CVAE : "une décision incompréhensible"
Indexer la DGF… et abandonner l'idée de supprimer la CVAE. Comme toutes les autres associations de maires, cette suppression - correspondant à 10 milliards de recettes - toujours envisagée par le gouvernement dans le cadre du PLF est une "aberration". "C'est une décision incompréhensible", tranche Jean-François Debat, "cela va compromettre la lisibilité et l'évolutivité de nos recettes". Étant donné que le contexte "a beaucoup changé" depuis la promesse du président-candidat Macron, "il n'y aurait pas de déshonneur à la reporter sin die". Le fait que Bruno Le Maire vienne d'annoncer que cette suppression se ferait finalement sur deux ans et non en une seule fois (voir notre article du 12 septembre) montre qu'il "commence à se rendre compte". Mais sur le fond, que ce soit un ou deux ans ne change pas les choses et "ne fera que des mécontents". C'est par exemple ce qu'a également jugé France urbaine le 13 septembre dans un communiqué. "Nous comptons sur les parlementaires pour un retour à la raison", espère le maire de Bourg-en-Bresse.

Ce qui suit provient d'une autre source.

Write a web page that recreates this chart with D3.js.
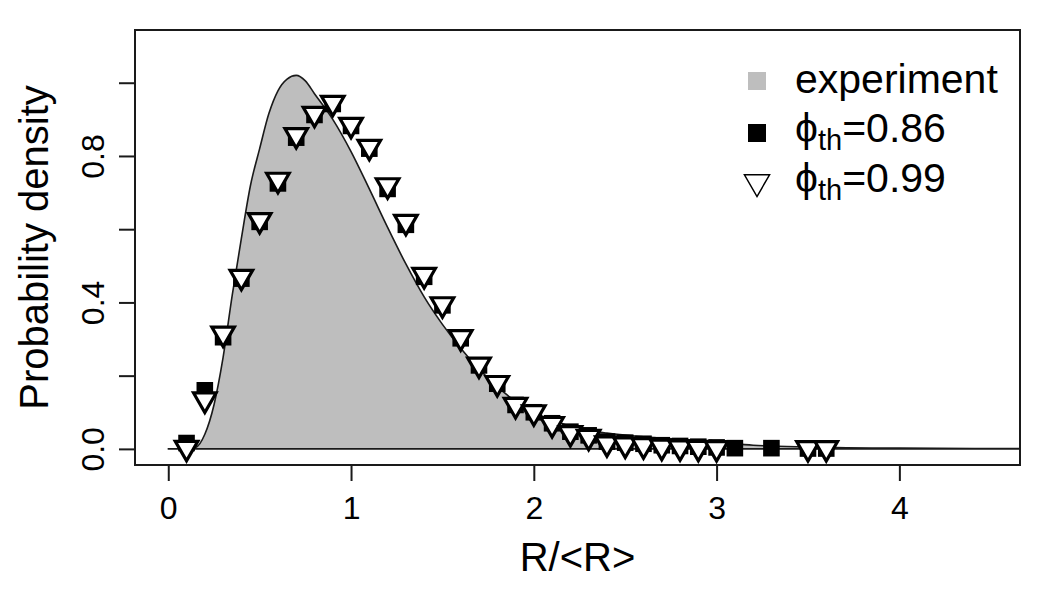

Le gouvernement serait peut-être en train d'infléchir sa position sur un point : le projet de révision des valeurs locatives, "qui pose beaucoup de problèmes à nombre de nos villes". "Sur ce sujet, il y a une prise de conscience de Gabriel Attal. Cette réforme sera vraisemblablement suspendue", prévoit Gil Avérous.
Gabriel Attal, Christophe Béchu, Caroline Cayeux… les deux élus reconnaissent malgré tout que le dialogue avec le gouvernement actuel est plus aisé que lors du précédent quinquennat : "Les ministres sont plus disponibles", "depuis l'arrivée d'Elisabeth Borne, la consigne a visiblement été donnée de nous consulter, de prendre le pouls des élus locaux au fur et à mesure, c'est un point positif".